WHAT YOU WILL DO - Retype the lines beneath this one, from the first through the line containing "16.9, 17.3, 15.6, 16.1]". Pictures are left out.

★ ★ ★ ★

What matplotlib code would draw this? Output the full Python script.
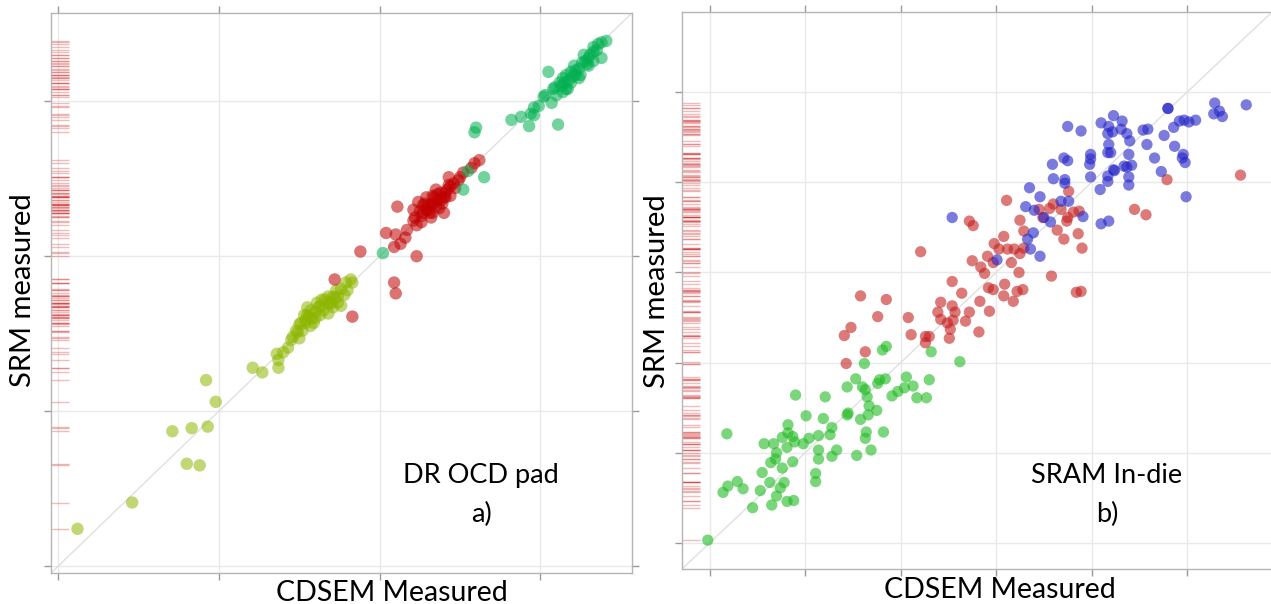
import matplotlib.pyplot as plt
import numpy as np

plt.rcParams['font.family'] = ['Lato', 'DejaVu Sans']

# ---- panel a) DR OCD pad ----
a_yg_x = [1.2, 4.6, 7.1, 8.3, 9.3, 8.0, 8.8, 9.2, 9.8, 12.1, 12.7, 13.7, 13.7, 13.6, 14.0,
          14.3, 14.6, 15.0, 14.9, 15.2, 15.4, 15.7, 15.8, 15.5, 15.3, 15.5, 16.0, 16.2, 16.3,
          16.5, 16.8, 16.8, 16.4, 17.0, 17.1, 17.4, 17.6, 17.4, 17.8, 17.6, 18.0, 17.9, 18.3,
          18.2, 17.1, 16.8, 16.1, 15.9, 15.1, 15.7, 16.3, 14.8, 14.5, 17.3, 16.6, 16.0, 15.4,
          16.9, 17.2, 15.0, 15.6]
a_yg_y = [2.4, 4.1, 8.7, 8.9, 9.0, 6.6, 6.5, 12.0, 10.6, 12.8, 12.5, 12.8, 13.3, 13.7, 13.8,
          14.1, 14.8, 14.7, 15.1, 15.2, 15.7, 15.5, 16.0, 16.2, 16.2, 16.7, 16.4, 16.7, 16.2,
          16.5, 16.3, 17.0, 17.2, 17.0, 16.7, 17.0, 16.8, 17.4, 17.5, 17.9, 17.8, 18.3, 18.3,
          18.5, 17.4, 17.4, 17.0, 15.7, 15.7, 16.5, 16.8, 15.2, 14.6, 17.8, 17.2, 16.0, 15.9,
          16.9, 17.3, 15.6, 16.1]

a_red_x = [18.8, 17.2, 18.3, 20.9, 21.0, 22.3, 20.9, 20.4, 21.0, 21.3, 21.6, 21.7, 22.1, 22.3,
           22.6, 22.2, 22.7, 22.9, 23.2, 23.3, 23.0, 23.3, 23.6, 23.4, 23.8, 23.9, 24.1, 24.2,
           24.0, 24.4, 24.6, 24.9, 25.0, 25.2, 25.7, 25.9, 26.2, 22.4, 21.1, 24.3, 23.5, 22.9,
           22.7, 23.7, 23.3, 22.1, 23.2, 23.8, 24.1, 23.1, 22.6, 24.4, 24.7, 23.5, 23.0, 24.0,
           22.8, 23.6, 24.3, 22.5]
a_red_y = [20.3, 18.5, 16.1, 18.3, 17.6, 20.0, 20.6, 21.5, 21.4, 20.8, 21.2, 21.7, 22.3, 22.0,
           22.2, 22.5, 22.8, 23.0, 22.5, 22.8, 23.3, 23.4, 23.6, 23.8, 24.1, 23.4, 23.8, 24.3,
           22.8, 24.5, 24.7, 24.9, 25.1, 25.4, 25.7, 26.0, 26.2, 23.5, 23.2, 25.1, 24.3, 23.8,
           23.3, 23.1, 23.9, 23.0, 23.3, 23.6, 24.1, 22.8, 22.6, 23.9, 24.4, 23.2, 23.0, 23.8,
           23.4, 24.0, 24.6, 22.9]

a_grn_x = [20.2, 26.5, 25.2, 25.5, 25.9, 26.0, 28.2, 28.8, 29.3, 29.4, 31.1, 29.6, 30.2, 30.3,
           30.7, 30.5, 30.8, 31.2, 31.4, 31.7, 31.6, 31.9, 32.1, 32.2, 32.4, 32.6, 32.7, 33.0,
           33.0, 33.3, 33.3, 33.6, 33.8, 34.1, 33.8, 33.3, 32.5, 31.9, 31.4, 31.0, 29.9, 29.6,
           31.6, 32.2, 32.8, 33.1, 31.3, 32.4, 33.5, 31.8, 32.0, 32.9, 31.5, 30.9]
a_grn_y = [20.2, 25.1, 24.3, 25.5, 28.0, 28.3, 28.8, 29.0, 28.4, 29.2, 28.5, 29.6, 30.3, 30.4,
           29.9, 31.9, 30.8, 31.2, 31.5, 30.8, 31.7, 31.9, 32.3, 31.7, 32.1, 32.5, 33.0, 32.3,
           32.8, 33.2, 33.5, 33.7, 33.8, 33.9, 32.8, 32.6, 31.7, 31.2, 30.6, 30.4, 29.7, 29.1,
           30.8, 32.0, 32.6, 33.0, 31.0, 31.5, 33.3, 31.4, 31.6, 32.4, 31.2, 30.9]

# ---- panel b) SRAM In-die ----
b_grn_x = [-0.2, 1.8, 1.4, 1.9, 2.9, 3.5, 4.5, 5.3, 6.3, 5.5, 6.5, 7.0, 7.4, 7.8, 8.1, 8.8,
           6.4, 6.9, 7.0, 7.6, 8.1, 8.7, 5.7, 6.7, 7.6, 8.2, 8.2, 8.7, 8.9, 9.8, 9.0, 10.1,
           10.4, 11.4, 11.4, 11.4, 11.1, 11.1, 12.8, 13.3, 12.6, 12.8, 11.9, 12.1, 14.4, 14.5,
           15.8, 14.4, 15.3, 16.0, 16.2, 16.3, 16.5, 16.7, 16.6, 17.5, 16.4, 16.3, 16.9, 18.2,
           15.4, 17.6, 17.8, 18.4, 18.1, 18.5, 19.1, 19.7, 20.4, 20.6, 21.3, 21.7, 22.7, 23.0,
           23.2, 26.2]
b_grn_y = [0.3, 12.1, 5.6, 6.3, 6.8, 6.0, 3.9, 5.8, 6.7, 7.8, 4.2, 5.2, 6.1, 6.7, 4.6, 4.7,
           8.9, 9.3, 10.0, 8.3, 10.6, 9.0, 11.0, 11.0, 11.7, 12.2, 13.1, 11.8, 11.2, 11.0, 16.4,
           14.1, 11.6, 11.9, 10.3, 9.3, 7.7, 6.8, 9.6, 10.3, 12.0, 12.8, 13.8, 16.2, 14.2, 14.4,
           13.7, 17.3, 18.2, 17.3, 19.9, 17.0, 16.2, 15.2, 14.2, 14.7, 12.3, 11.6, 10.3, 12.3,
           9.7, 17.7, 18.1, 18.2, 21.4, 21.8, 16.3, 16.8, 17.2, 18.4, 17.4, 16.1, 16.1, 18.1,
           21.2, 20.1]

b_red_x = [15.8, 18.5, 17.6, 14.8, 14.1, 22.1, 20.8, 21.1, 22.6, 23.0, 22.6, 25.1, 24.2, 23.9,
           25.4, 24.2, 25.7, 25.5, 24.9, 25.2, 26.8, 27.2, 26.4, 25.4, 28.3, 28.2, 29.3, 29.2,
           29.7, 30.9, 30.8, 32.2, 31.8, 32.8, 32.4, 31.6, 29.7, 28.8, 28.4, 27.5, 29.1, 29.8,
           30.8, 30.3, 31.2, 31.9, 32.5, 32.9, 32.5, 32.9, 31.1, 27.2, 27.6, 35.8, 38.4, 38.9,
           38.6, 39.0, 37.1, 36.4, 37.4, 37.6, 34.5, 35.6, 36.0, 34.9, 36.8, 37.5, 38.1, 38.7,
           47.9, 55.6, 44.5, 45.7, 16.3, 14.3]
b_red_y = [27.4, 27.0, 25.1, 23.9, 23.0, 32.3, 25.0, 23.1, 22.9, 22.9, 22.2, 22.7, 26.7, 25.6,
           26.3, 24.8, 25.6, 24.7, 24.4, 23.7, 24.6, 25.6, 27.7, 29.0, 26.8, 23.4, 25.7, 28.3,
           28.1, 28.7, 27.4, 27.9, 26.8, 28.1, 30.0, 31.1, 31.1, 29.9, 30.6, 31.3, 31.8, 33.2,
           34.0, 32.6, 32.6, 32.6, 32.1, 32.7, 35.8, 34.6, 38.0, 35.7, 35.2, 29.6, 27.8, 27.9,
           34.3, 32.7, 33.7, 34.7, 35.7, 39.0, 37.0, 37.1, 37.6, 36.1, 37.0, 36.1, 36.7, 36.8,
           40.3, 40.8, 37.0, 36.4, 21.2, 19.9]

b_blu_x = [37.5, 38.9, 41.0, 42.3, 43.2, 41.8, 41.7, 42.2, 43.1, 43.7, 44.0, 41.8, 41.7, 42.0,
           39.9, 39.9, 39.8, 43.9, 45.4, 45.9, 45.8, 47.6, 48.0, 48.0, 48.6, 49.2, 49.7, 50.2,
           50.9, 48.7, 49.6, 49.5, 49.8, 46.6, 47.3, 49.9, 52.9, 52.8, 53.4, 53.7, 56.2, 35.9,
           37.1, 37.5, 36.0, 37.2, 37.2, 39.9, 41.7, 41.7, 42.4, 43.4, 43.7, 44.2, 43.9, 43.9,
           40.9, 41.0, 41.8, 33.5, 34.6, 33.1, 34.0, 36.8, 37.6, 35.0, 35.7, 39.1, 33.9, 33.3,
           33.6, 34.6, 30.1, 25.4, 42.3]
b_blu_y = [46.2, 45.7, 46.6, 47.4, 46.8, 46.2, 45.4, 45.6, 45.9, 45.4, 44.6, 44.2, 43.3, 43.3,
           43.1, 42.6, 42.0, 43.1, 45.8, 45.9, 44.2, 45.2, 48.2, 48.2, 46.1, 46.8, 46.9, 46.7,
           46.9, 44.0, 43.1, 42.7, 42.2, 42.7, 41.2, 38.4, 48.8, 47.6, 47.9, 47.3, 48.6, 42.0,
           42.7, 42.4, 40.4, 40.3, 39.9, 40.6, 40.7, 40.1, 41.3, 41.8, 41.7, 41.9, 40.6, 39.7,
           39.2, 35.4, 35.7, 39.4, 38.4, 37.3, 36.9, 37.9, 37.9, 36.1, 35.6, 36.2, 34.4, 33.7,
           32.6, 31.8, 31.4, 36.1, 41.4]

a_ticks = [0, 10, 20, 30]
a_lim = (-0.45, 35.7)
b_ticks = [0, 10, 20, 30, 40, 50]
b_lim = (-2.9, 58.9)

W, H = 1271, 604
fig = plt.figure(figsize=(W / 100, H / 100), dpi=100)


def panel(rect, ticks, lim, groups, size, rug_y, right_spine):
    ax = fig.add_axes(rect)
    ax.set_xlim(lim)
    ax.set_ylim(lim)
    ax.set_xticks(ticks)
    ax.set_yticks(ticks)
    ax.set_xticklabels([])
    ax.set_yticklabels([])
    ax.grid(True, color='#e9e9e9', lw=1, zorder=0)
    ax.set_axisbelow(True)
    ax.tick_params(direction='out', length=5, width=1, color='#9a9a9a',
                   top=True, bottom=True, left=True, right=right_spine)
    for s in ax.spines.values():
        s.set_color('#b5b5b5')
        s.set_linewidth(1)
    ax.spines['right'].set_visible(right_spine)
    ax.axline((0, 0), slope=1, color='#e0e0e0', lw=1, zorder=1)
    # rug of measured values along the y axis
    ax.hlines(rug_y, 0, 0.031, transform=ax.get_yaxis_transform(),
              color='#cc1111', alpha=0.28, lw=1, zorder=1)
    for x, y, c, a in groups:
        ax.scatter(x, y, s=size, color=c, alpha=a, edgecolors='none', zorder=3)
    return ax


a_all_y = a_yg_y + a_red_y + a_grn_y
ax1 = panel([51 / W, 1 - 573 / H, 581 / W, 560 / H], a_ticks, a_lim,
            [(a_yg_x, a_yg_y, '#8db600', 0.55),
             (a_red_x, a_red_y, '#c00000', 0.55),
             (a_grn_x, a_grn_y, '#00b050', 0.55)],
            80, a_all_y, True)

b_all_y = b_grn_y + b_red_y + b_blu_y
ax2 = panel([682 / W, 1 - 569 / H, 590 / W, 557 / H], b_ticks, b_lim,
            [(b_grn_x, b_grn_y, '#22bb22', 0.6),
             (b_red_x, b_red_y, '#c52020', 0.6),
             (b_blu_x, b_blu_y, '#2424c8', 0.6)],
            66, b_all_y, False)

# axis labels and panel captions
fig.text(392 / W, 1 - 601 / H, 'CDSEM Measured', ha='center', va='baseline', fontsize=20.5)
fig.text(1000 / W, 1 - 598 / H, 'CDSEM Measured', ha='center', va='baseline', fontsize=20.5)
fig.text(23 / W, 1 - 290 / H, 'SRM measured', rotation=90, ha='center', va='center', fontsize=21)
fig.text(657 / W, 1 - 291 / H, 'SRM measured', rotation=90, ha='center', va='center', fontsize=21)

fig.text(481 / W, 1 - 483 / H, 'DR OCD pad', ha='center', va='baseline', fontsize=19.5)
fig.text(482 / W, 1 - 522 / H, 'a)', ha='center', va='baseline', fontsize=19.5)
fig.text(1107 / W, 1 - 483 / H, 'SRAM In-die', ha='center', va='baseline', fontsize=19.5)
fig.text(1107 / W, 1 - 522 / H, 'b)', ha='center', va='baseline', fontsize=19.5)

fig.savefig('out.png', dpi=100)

★ ★ ★ ★

SOLUTION -
What matplotlib code would draw this? Output the full Python script.
import matplotlib.pyplot as plt
import numpy as np

plt.rcParams['font.family'] = ['Lato', 'DejaVu Sans']

# ---- panel a) DR OCD pad ----
a_yg_x = [1.2, 4.6, 7.1, 8.3, 9.3, 8.0, 8.8, 9.2, 9.8, 12.1, 12.7, 13.7, 13.7, 13.6, 14.0,
          14.3, 14.6, 15.0, 14.9, 15.2, 15.4, 15.7, 15.8, 15.5, 15.3, 15.5, 16.0, 16.2, 16.3,
          16.5, 16.8, 16.8, 16.4, 17.0, 17.1, 17.4, 17.6, 17.4, 17.8, 17.6, 18.0, 17.9, 18.3,
          18.2, 17.1, 16.8, 16.1, 15.9, 15.1, 15.7, 16.3, 14.8, 14.5, 17.3, 16.6, 16.0, 15.4,
          16.9, 17.2, 15.0, 15.6]
a_yg_y = [2.4, 4.1, 8.7, 8.9, 9.0, 6.6, 6.5, 12.0, 10.6, 12.8, 12.5, 12.8, 13.3, 13.7, 13.8,
          14.1, 14.8, 14.7, 15.1, 15.2, 15.7, 15.5, 16.0, 16.2, 16.2, 16.7, 16.4, 16.7, 16.2,
          16.5, 16.3, 17.0, 17.2, 17.0, 16.7, 17.0, 16.8, 17.4, 17.5, 17.9, 17.8, 18.3, 18.3,
          18.5, 17.4, 17.4, 17.0, 15.7, 15.7, 16.5, 16.8, 15.2, 14.6, 17.8, 17.2, 16.0, 15.9,
          16.9, 17.3, 15.6, 16.1]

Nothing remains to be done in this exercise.